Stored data
● ● ● ● ●

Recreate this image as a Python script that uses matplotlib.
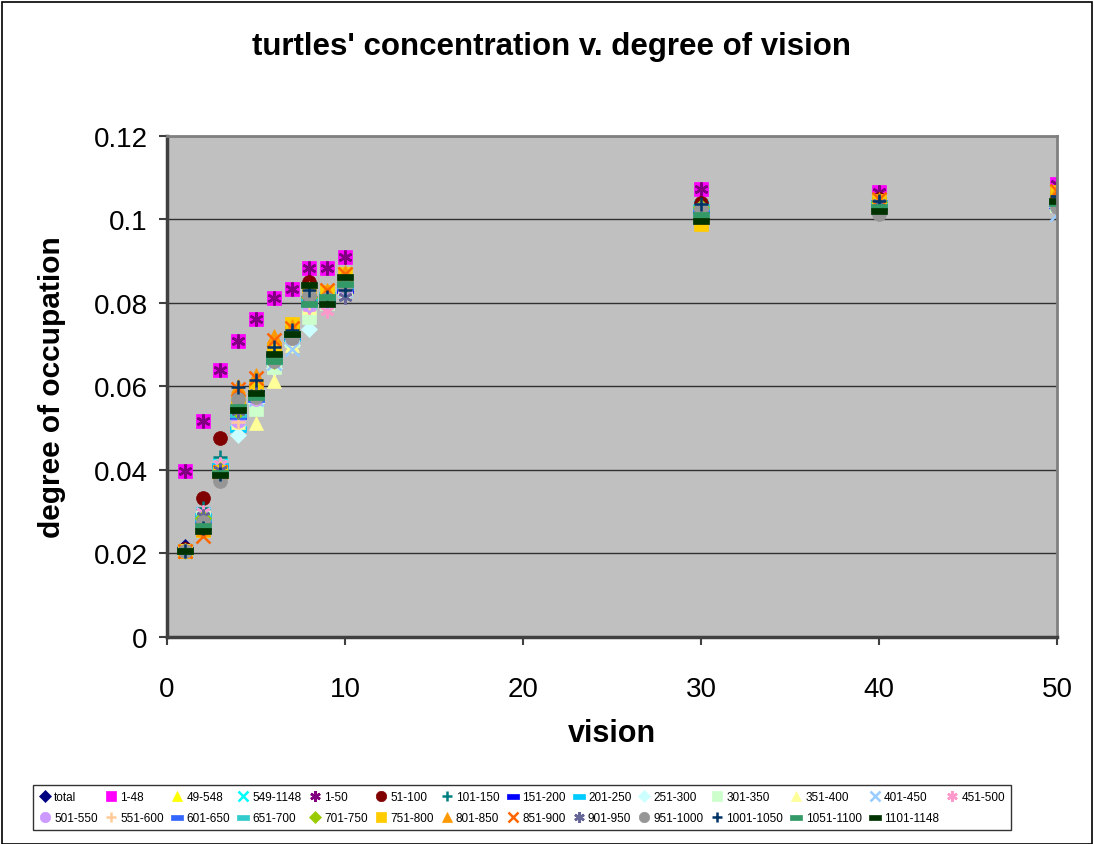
import matplotlib
matplotlib.use("Agg")
import matplotlib.pyplot as plt
from matplotlib.patches import Rectangle
from matplotlib.ticker import FuncFormatter

plt.rcParams['font.family'] = ['Liberation Sans', 'DejaVu Sans']

# vision values on the x axis
vision = [1, 2, 3, 4, 5, 6, 7, 8, 9, 10, 30, 40, 50]

# degree of occupation
total = [0.0215, 0.0290, 0.0405, 0.0530, 0.0575, 0.0660, 0.0720, 0.0800, 0.0810, 0.0840, 0.1030, 0.1040, 0.1050]
s_1_48 = [0.0398, 0.0517, 0.0640, 0.0709, 0.0762, 0.0812, 0.0833, 0.0884, 0.0884, 0.0910, 0.1072, 0.1065, 0.1085]
s_49_548 = [0.0205, 0.0280, 0.0395, 0.0515, 0.0560, 0.0650, 0.0715, 0.0795, 0.0805, 0.0835, 0.1025, 0.1035, 0.1045]
s_549_1148 = [0.0206, 0.0295, 0.0412, 0.0525, 0.0580, 0.0665, 0.0722, 0.0805, 0.0815, 0.0838, 0.1030, 0.1040, 0.1040]
s_1_50 = [0.0398, 0.0517, 0.0640, 0.0709, 0.0762, 0.0812, 0.0833, 0.0884, 0.0884, 0.0910, 0.1072, 0.1065, 0.1085]
s_51_100 = [0.0210, 0.0333, 0.0477, 0.0560, 0.0600, 0.0700, 0.0740, 0.0850, 0.0820, 0.0860, 0.1040, 0.1050, 0.1060]
s_101_150 = [0.0205, 0.0310, 0.0432, 0.0540, 0.0590, 0.0680, 0.0730, 0.0820, 0.0825, 0.0850, 0.1035, 0.1045, 0.1055]
s_151_200 = [0.0207, 0.0285, 0.0405, 0.0530, 0.0585, 0.0670, 0.0720, 0.0810, 0.0810, 0.0832, 0.1020, 0.1040, 0.1035]
s_201_250 = [0.0206, 0.0290, 0.0410, 0.0498, 0.0575, 0.0660, 0.0715, 0.0800, 0.0805, 0.0840, 0.1015, 0.1035, 0.1040]
s_251_300 = [0.0205, 0.0288, 0.0400, 0.0484, 0.0560, 0.0645, 0.0700, 0.0738, 0.0815, 0.0835, 0.1010, 0.1030, 0.1030]
s_301_350 = [0.0205, 0.0285, 0.0395, 0.0520, 0.0546, 0.0647, 0.0710, 0.0767, 0.0800, 0.0830, 0.1015, 0.1030, 0.1035]
s_351_400 = [0.0205, 0.0292, 0.0405, 0.0515, 0.0513, 0.0613, 0.0700, 0.0790, 0.0810, 0.0840, 0.1020, 0.1035, 0.1050]
s_401_450 = [0.0205, 0.0295, 0.0408, 0.0525, 0.0570, 0.0655, 0.0690, 0.0800, 0.0805, 0.0830, 0.1015, 0.1025, 0.1013]
s_451_500 = [0.0205, 0.0300, 0.0414, 0.0520, 0.0575, 0.0665, 0.0720, 0.0790, 0.0780, 0.0825, 0.1020, 0.1035, 0.1045]
s_501_550 = [0.0205, 0.0285, 0.0400, 0.0517, 0.0570, 0.0660, 0.0715, 0.0795, 0.0805, 0.0830, 0.1025, 0.1035, 0.1045]
s_551_600 = [0.0205, 0.0288, 0.0405, 0.0515, 0.0572, 0.0662, 0.0718, 0.0800, 0.0810, 0.0835, 0.1025, 0.1040, 0.1050]
s_601_650 = [0.0205, 0.0280, 0.0395, 0.0530, 0.0570, 0.0665, 0.0720, 0.0805, 0.0815, 0.0838, 0.1025, 0.1038, 0.1040]
s_651_700 = [0.0205, 0.0285, 0.0400, 0.0535, 0.0580, 0.0668, 0.0722, 0.0810, 0.0818, 0.0842, 0.1030, 0.1040, 0.1045]
s_701_750 = [0.0205, 0.0285, 0.0400, 0.0540, 0.0585, 0.0660, 0.0725, 0.0815, 0.0820, 0.0845, 0.1030, 0.1042, 0.1050]
s_751_800 = [0.0205, 0.0255, 0.0395, 0.0563, 0.0600, 0.0690, 0.0750, 0.0830, 0.0825, 0.0870, 0.0990, 0.1045, 0.1065]
s_801_850 = [0.0205, 0.0258, 0.0398, 0.0600, 0.0628, 0.0721, 0.0745, 0.0835, 0.0830, 0.0875, 0.1005, 0.1050, 0.1070]
s_851_900 = [0.0205, 0.0242, 0.0395, 0.0595, 0.0620, 0.0712, 0.0740, 0.0830, 0.0830, 0.0870, 0.1010, 0.1048, 0.1068]
s_901_950 = [0.0205, 0.0290, 0.0400, 0.0540, 0.0585, 0.0670, 0.0725, 0.0815, 0.0810, 0.0814, 0.1025, 0.1040, 0.1050]
s_951_1000 = [0.0205, 0.0275, 0.0374, 0.0570, 0.0575, 0.0660, 0.0715, 0.0820, 0.0810, 0.0840, 0.1025, 0.1013, 0.1030]
s_1001_1050 = [0.0205, 0.0260, 0.0390, 0.0599, 0.0616, 0.0695, 0.0735, 0.0830, 0.0814, 0.0830, 0.1037, 0.1045, 0.1055]
s_1051_1100 = [0.0205, 0.0265, 0.0392, 0.0550, 0.0575, 0.0660, 0.0725, 0.0798, 0.0815, 0.0845, 0.1010, 0.1030, 0.1040]
s_1101_1148 = [0.0206, 0.0254, 0.0388, 0.0544, 0.0584, 0.0678, 0.0726, 0.0843, 0.0797, 0.0862, 0.0996, 0.1020, 0.1044]

labels = ['total', '1-48', '49-548', '549-1148', '1-50', '51-100', '101-150',
          '151-200', '201-250', '251-300', '301-350', '351-400', '401-450',
          '451-500', '501-550', '551-600', '601-650', '651-700', '701-750',
          '751-800', '801-850', '851-900', '901-950', '951-1000', '1001-1050',
          '1051-1100', '1101-1148']
series = [total, s_1_48, s_49_548, s_549_1148, s_1_50, s_51_100, s_101_150,
          s_151_200, s_201_250, s_251_300, s_301_350, s_351_400, s_401_450,
          s_451_500, s_501_550, s_551_600, s_601_650, s_651_700, s_701_750,
          s_751_800, s_801_850, s_851_900, s_901_950, s_951_1000, s_1001_1050,
          s_1051_1100, s_1101_1148]

# excel-ish marker cycle
dash = [(-1, -0.4), (1, -0.4), (1, 0.4), (-1, 0.4), (-1, -0.4)]
star = (6, 2, 0)
styles = [
    ('#000080', 'D'), ('#FF00FF', 's'), ('#FFFF00', '^'), ('#00FFFF', 'x'),
    ('#800080', star), ('#800000', 'o'), ('#008080', '+'), ('#0000FF', dash),
    ('#00CCFF', dash), ('#CCFFFF', 'D'), ('#CCFFCC', 's'), ('#FFFF99', '^'),
    ('#99CCFF', 'x'), ('#FF99CC', star), ('#CC99FF', 'o'), ('#FFCC99', '+'),
    ('#3366FF', dash), ('#33CCCC', dash), ('#99CC00', 'D'), ('#FFCC00', 's'),
    ('#FF9900', '^'), ('#FF6600', 'x'), ('#666699', star), ('#969696', 'o'),
    ('#003366', '+'), ('#339966', dash), ('#003300', dash),
]

fig = plt.figure(figsize=(10.94, 8.45), dpi=100)
fig.patches.append(Rectangle((0.002, 0.0), 0.996, 0.997, transform=fig.transFigure,
                             fill=False, edgecolor='black', lw=1.2))
ax = fig.add_axes([0.1527, 0.245, 0.8135, 0.593])
ax.set_facecolor('#C0C0C0')

handles = []
for vals, lab, (col, mk) in zip(series, labels, styles):
    lw = 1.8 if mk in ('x', '+', star) else 0.5
    ms = 10
    if isinstance(mk, list):
        ms = 12
    elif mk == 'D':
        ms = 8.5
    h, = ax.plot(vision, vals, linestyle='none', marker=mk, color=col, markersize=ms,
                 markeredgewidth=lw, markeredgecolor=col, label=lab)
    handles.append(h)

ax.set_xlim(0, 50)
ax.set_ylim(0, 0.12)
ax.set_xticks([0, 10, 20, 30, 40, 50])
ax.set_yticks([0, 0.02, 0.04, 0.06, 0.08, 0.1, 0.12])
ax.yaxis.set_major_formatter(FuncFormatter(lambda v, p: '%g' % round(v, 2)))
ax.yaxis.grid(True, color='#303030', lw=1)
ax.set_axisbelow(True)
ax.tick_params(labelsize=20, length=6, width=1.5, color='#404040')
ax.tick_params(axis='x', pad=22)
ax.tick_params(axis='y', pad=8)
for s in ['left', 'bottom']:
    ax.spines[s].set_color('#404040')
    ax.spines[s].set_linewidth(2.5)
for s in ['right', 'top']:
    ax.spines[s].set_color('#808080')
    ax.spines[s].set_linewidth(2)

fig.text(551 / 1094, 1 - 47 / 845, "turtles' concentration v. degree of vision",
         fontsize=22.5, fontweight='bold', ha='center', va='center')
ax.set_xlabel('vision', fontsize=22, fontweight='bold')
ax.xaxis.set_label_coords(0.5, -0.162)
ax.set_ylabel('degree of occupation', fontsize=21.5, fontweight='bold')
ax.yaxis.set_label_coords(-0.113, 0.5)

# legend in excel row order (matplotlib fills column by column)
row1 = list(range(14))
row2 = list(range(14, 27))
order = []
for c in range(13):
    order += [row1[c], row2[c]]
order.append(row1[13])
leg = fig.legend([handles[i] for i in order], [labels[i] for i in order],
                 loc='upper left', bbox_to_anchor=(33 / 1094, 1 - 786 / 845),
                 ncol=14, fontsize=8.5, frameon=True, fancybox=False,
                 edgecolor='black', markerscale=0.75, handlelength=1.0,
                 handletextpad=0.3, columnspacing=0.6, borderpad=0.5,
                 labelspacing=0.75, borderaxespad=0)
leg.get_frame().set_linewidth(1)

fig.savefig('out.png', dpi=100)
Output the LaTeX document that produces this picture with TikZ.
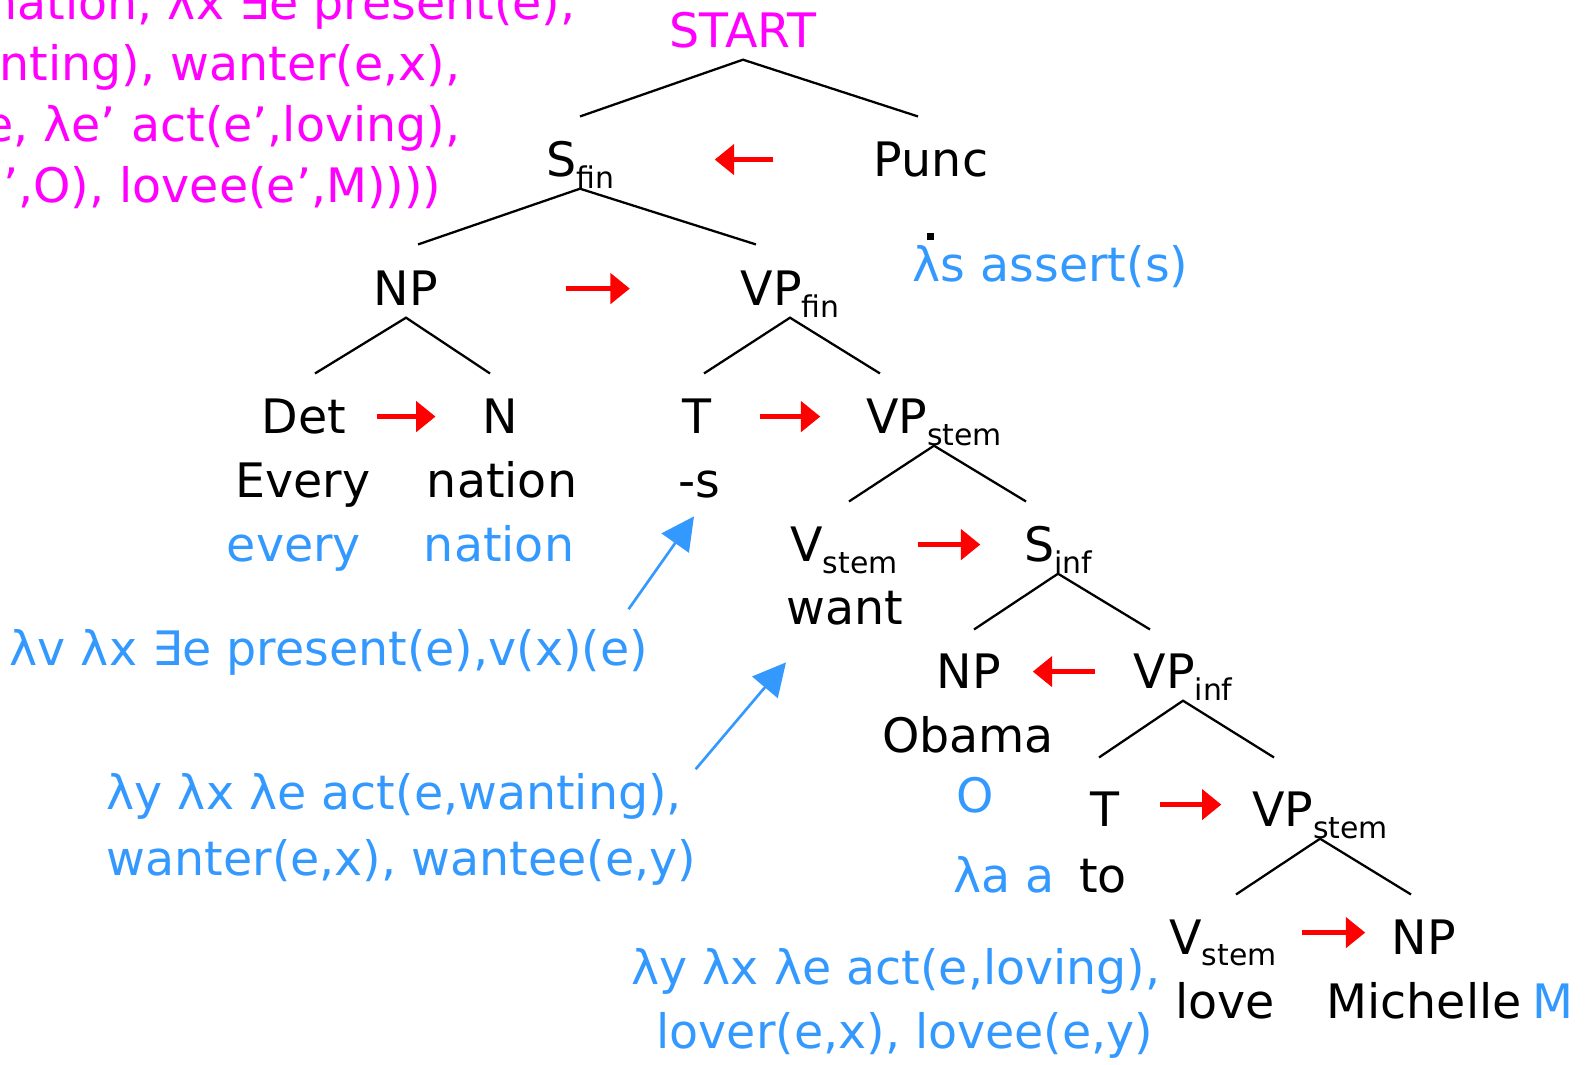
\documentclass[tikz,border=0pt]{standalone}
\usepackage{fontspec}
\setmainfont{DejaVu Sans}
\usepackage{xcolor}
\usetikzlibrary{arrows.meta}
\definecolor{cmag}{RGB}{255,0,255}
\definecolor{csem}{RGB}{51,153,255}
\definecolor{chead}{RGB}{255,0,0}
\newcommand{\sub}[1]{\raisebox{-3.3pt}{\fontsize{8.5}{9}\selectfont #1}}
% parent, left child, right child, x offsets of the two lower ends, gap above the children
\newcommand{\branch}[6]{%
  \draw[branch] ([xshift=#4,yshift=#6]#2.north) -- ([yshift=-0.11cm]#1.south)
    -- ([xshift=#5,yshift=#6]#3.north);}

\begin{document}
\begin{tikzpicture}[x=0.01cm, y=-0.01cm,
  txt/.style={font=\fontsize{13.5}{16}\selectfont, inner sep=0pt, anchor=base},
  cat/.style={txt, text height=9.9pt, text depth=0pt},
  sem/.style={txt, text=csem},
  branch/.style={draw=black, line width=0.65pt},
  headarr/.style={draw=chead, line width=1.6pt, -{Triangle[length=5.5pt,width=8.5pt]}},
  semarr/.style={draw=csem, line width=0.75pt, -{Triangle[length=9.3pt,width=9.4pt]}}]
\useasboundingbox (0,0) rectangle (1589,1065);
\clip (0,0) rectangle (1589,1065);

% meaning of the whole sentence
\node[txt, text=cmag, anchor=base east] (sent1) at (576,20)  {nation, λx ∃e present(e),};
\node[txt, text=cmag, anchor=base east] (sent2) at (461,81)  {nting), wanter(e,x),};
\node[txt, text=cmag, anchor=base east] (sent3) at (461,142) {e, λe’ act(e’,loving),};
\node[txt, text=cmag, anchor=base east] (sent4) at (442,203) {’,O), lovee(e’,M))))};

% categories
\node[cat, text=cmag] (start) at (743,48) {START};
\node[cat] (sfin)    at (580,177)  {S\sub{fin}};
\node[cat] (punc)    at (931,177)  {Punc};
\node[cat] (np)      at (406,306)  {NP};
\node[cat] (vpfin)   at (790,306)  {VP\sub{fin}};
\node[cat] (det)     at (304,434)  {Det};
\node[cat] (n)       at (500,434)  {N};
\node[cat] (t)       at (697,434)  {T};
\node[cat] (vpstem)  at (934,434)  {VP\sub{stem}};
\node[cat] (vstem)   at (844,562)  {V\sub{stem}};
\node[cat] (sinf)    at (1058,562) {S\sub{inf}};
\node[cat] (npobj)   at (969,689)  {NP};
\node[cat] (vpinf)   at (1183,689) {VP\sub{inf}};
\node[cat] (tinf)    at (1105,827) {T};
\node[cat] (vpstemb) at (1320,827) {VP\sub{stem}};
\node[cat] (vstemb)  at (1223,954) {V\sub{stem}};
\node[cat] (npm)     at (1424,954) {NP};

% words
\node[txt] (every)    at (303,498)   {Every};
\node[txt] (nation)   at (502,498)   {nation};
\node[txt] (suffix)   at (699,498)   {-s};
\node[txt] (want)     at (845,625)   {want};
\node[txt] (obama)    at (968,752)   {Obama};
\node[txt] (to)       at (1103,892)  {to};
\node[txt] (love)     at (1225,1018) {love};
\node[txt] (michelle) at (1424,1018) {Michelle};

% meanings
\node[sem] (everym)  at (294,562)  {every};
\node[sem] (nationm) at (499,562)  {nation};
\node[sem, anchor=base west] (assert) at (912,282) {λs assert(s)};
\fill (927,233) rectangle (934,240);
\node[sem, anchor=base west] (presm) at (9,666) {λv λx ∃e present(e),v(x)(e)};
\node[sem, anchor=base west] (wantm1) at (106,809) {λy λx λe act(e,wanting),};
\node[sem, anchor=base west] (wantm2) at (106,875) {wanter(e,x), wantee(e,y)};
\node[sem] (obamam) at (975,812)  {O};
\node[sem] (tom)    at (1004,892) {λa a};
\node[sem] (lovem1) at (896,984)  {λy λx λe act(e,loving),};
\node[sem] (lovem2) at (905,1048) {lover(e,x), lovee(e,y)};
\node[sem, anchor=base west] (michellem) at (1532,1018) {M};

% tree
\branch{start}{sfin}{punc}{0cm}{-0.13cm}{0.25cm}
\branch{sfin}{np}{vpfin}{0.12cm}{-0.34cm}{0.26cm}
\branch{np}{det}{n}{0.11cm}{-0.10cm}{0.25cm}
\branch{vpfin}{t}{vpstem}{0.07cm}{-0.54cm}{0.25cm}
\branch{vpstem}{vstem}{sinf}{0.05cm}{-0.32cm}{0.25cm}
\branch{sinf}{npobj}{vpinf}{0.05cm}{-0.33cm}{0.24cm}
\branch{vpinf}{tinf}{vpstemb}{-0.06cm}{-0.46cm}{0.34cm}
\branch{vpstemb}{vstemb}{npm}{0.13cm}{-0.13cm}{0.24cm}

% heads
\draw[headarr, shorten <=1.00cm, shorten >=1.00cm] (punc.west) -- (sfin.east);
\draw[headarr, shorten <=1.27cm, shorten >=1.10cm] (np.east) -- (vpfin.west);
\draw[headarr, shorten <=0.30cm, shorten >=0.46cm] (det.east) -- (n.west);
\draw[headarr, shorten <=0.48cm, shorten >=0.45cm] (t.east) -- (vpstem.west);
\draw[headarr, shorten <=0.20cm, shorten >=0.43cm] (vstem.east) -- (sinf.west);
\draw[headarr, shorten <=0.38cm, shorten >=0.31cm] (vpinf.west) -- (npobj.east);
\draw[headarr, shorten <=0.40cm, shorten >=0.30cm] ([yshift=0.05cm]tinf.east) -- ([yshift=0.05cm]vpstemb.west);
\draw[headarr, shorten <=0.25cm, shorten >=0.26cm] ([yshift=0.04cm]vstemb.east) -- ([yshift=0.04cm]npm.west);

% meanings to words
\draw[semarr] ([xshift=-0.2cm,yshift=0.2cm]presm.north east) -- ([xshift=-0.05cm,yshift=-0.17cm]suffix.south);
\draw[semarr] ([xshift=0.13cm,yshift=0.03cm]wantm1.north east) -- ([yshift=-0.36cm]want.south west);
\end{tikzpicture}
\end{document}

● ● ● ● ●

• **OBJECTIVE**
Pictures are excluded; extract exactly the lines from the start of the data through the line that holds "10, 30, 40, 50]", both ends included.

• **OUTPUT**
Recreate this image as a Python script that uses matplotlib.
import matplotlib
matplotlib.use("Agg")
import matplotlib.pyplot as plt
from matplotlib.patches import Rectangle
from matplotlib.ticker import FuncFormatter

plt.rcParams['font.family'] = ['Liberation Sans', 'DejaVu Sans']

# vision values on the x axis
vision = [1, 2, 3, 4, 5, 6, 7, 8, 9, 10, 30, 40, 50]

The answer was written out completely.